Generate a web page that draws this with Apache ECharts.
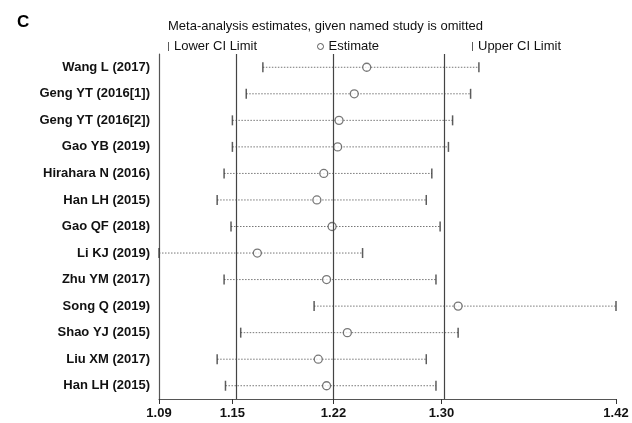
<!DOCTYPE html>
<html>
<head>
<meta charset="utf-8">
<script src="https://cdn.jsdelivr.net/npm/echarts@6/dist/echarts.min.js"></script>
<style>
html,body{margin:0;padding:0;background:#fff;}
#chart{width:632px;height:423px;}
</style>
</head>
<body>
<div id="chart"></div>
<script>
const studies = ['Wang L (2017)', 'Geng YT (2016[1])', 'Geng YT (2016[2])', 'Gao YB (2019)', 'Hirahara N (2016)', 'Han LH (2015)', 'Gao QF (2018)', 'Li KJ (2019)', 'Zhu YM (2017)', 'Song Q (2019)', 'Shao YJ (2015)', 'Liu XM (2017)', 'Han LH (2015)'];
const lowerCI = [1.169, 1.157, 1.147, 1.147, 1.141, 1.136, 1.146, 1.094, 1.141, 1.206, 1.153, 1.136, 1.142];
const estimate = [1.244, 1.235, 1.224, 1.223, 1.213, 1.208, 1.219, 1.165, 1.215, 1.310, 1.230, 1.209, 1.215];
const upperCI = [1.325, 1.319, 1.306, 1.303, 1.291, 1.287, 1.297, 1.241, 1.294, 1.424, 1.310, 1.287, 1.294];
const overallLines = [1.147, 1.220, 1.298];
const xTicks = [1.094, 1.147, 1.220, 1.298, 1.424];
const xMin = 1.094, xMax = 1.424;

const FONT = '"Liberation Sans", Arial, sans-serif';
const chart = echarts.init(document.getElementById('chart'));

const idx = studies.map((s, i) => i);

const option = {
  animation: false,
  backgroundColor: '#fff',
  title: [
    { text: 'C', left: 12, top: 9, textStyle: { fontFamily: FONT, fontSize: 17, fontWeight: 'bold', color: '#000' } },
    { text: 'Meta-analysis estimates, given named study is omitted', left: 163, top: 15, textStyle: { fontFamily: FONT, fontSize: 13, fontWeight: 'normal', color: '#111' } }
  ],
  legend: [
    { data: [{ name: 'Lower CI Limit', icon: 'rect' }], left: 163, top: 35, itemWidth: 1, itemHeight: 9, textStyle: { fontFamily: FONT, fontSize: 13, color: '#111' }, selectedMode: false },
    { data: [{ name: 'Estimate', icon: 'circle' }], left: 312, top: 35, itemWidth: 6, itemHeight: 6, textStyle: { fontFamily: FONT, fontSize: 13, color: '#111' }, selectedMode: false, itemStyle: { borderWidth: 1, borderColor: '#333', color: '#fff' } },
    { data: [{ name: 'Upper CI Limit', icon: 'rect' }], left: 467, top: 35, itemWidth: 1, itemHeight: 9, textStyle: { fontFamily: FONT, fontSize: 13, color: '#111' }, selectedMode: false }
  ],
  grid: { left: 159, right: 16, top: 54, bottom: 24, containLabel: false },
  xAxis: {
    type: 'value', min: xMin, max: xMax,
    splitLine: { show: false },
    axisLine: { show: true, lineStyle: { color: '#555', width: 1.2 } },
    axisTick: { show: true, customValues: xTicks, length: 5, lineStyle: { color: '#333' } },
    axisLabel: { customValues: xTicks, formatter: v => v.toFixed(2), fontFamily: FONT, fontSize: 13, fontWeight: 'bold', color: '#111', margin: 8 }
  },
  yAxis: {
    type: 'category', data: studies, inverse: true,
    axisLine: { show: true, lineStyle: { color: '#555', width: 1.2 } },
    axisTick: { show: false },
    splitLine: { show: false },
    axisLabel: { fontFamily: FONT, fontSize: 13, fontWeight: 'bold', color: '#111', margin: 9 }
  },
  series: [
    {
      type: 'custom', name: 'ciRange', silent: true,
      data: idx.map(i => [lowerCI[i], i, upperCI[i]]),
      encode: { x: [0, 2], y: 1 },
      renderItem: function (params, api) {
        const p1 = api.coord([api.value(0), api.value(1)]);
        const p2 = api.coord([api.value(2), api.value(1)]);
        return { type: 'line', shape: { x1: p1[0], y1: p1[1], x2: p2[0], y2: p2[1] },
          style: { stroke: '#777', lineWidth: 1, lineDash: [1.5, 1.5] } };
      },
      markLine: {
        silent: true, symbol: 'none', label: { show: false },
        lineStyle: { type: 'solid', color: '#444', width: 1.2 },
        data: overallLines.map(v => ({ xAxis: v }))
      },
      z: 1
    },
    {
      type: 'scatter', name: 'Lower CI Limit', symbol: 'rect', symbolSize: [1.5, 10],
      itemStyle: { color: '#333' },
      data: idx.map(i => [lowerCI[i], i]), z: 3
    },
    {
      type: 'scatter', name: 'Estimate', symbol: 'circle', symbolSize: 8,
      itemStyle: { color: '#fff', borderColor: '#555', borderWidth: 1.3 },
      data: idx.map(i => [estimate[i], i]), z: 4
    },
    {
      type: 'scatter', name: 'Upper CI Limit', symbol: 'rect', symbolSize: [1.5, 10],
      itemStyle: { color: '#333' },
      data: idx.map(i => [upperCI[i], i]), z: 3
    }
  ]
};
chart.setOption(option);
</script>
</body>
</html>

--- --- ---

→ **Given instruction**: Repeat the data exactly, excluding the pictures.

→ **Solved exercise**:
Generate a web page that draws this with Apache ECharts.
<!DOCTYPE html>
<html>
<head>
<meta charset="utf-8">
<script src="https://cdn.jsdelivr.net/npm/echarts@6/dist/echarts.min.js"></script>
<style>
html,body{margin:0;padding:0;background:#fff;}
#chart{width:632px;height:423px;}
</style>
</head>
<body>
<div id="chart"></div>
<script>
const studies = ['Wang L (2017)', 'Geng YT (2016[1])', 'Geng YT (2016[2])', 'Gao YB (2019)', 'Hirahara N (2016)', 'Han LH (2015)', 'Gao QF (2018)', 'Li KJ (2019)', 'Zhu YM (2017)', 'Song Q (2019)', 'Shao YJ (2015)', 'Liu XM (2017)', 'Han LH (2015)'];
const lowerCI = [1.169, 1.157, 1.147, 1.147, 1.141, 1.136, 1.146, 1.094, 1.141, 1.206, 1.153, 1.136, 1.142];
const estimate = [1.244, 1.235, 1.224, 1.223, 1.213, 1.208, 1.219, 1.165, 1.215, 1.310, 1.230, 1.209, 1.215];
const upperCI = [1.325, 1.319, 1.306, 1.303, 1.291, 1.287, 1.297, 1.241, 1.294, 1.424, 1.310, 1.287, 1.294];
const overallLines = [1.147, 1.220, 1.298];
const xTicks = [1.094, 1.147, 1.220, 1.298, 1.424];
const xMin = 1.094, xMax = 1.424;

const FONT = '"Liberation Sans", Arial, sans-serif';
const chart = echarts.init(document.getElementById('chart'));

const idx = studies.map((s, i) => i);

const option = {
  animation: false,
  backgroundColor: '#fff',
  title: [
    { text: 'C', left: 12, top: 9, textStyle: { fontFamily: FONT, fontSize: 17, fontWeight: 'bold', color: '#000' } },
    { text: 'Meta-analysis estimates, given named study is omitted', left: 163, top: 15, textStyle: { fontFamily: FONT, fontSize: 13, fontWeight: 'normal', color: '#111' } }
  ],
  legend: [
    { data: [{ name: 'Lower CI Limit', icon: 'rect' }], left: 163, top: 35, itemWidth: 1, itemHeight: 9, textStyle: { fontFamily: FONT, fontSize: 13, color: '#111' }, selectedMode: false },
    { data: [{ name: 'Estimate', icon: 'circle' }], left: 312, top: 35, itemWidth: 6, itemHeight: 6, textStyle: { fontFamily: FONT, fontSize: 13, color: '#111' }, selectedMode: false, itemStyle: { borderWidth: 1, borderColor: '#333', color: '#fff' } },
    { data: [{ name: 'Upper CI Limit', icon: 'rect' }], left: 467, top: 35, itemWidth: 1, itemHeight: 9, textStyle: { fontFamily: FONT, fontSize: 13, color: '#111' }, selectedMode: false }
  ],
  grid: { left: 159, right: 16, top: 54, bottom: 24, containLabel: false },
  xAxis: {
    type: 'value', min: xMin, max: xMax,
    splitLine: { show: false },
    axisLine: { show: true, lineStyle: { color: '#555', width: 1.2 } },
    axisTick: { show: true, customValues: xTicks, length: 5, lineStyle: { color: '#333' } },
    axisLabel: { customValues: xTicks, formatter: v => v.toFixed(2), fontFamily: FONT, fontSize: 13, fontWeight: 'bold', color: '#111', margin: 8 }
  },
  yAxis: {
    type: 'category', data: studies, inverse: true,
    axisLine: { show: true, lineStyle: { color: '#555', width: 1.2 } },
    axisTick: { show: false },
    splitLine: { show: false },
    axisLabel: { fontFamily: FONT, fontSize: 13, fontWeight: 'bold', color: '#111', margin: 9 }
  },
  series: [
    {
      type: 'custom', name: 'ciRange', silent: true,
      data: idx.map(i => [lowerCI[i], i, upperCI[i]]),
      encode: { x: [0, 2], y: 1 },
      renderItem: function (params, api) {
        const p1 = api.coord([api.value(0), api.value(1)]);
        const p2 = api.coord([api.value(2), api.value(1)]);
        return { type: 'line', shape: { x1: p1[0], y1: p1[1], x2: p2[0], y2: p2[1] },
          style: { stroke: '#777', lineWidth: 1, lineDash: [1.5, 1.5] } };
      },
      markLine: {
        silent: true, symbol: 'none', label: { show: false },
        lineStyle: { type: 'solid', color: '#444', width: 1.2 },
        data: overallLines.map(v => ({ xAxis: v }))
      },
      z: 1
    },
    {
      type: 'scatter', name: 'Lower CI Limit', symbol: 'rect', symbolSize: [1.5, 10],
      itemStyle: { color: '#333' },
      data: idx.map(i => [lowerCI[i], i]), z: 3
    },
    {
      type: 'scatter', name: 'Estimate', symbol: 'circle', symbolSize: 8,
      itemStyle: { color: '#fff', borderColor: '#555', borderWidth: 1.3 },
      data: idx.map(i => [estimate[i], i]), z: 4
    },
    {
      type: 'scatter', name: 'Upper CI Limit', symbol: 'rect', symbolSize: [1.5, 10],
      itemStyle: { color: '#333' },
      data: idx.map(i => [upperCI[i], i]), z: 3
    }
  ]
};
chart.setOption(option);
</script>
</body>
</html>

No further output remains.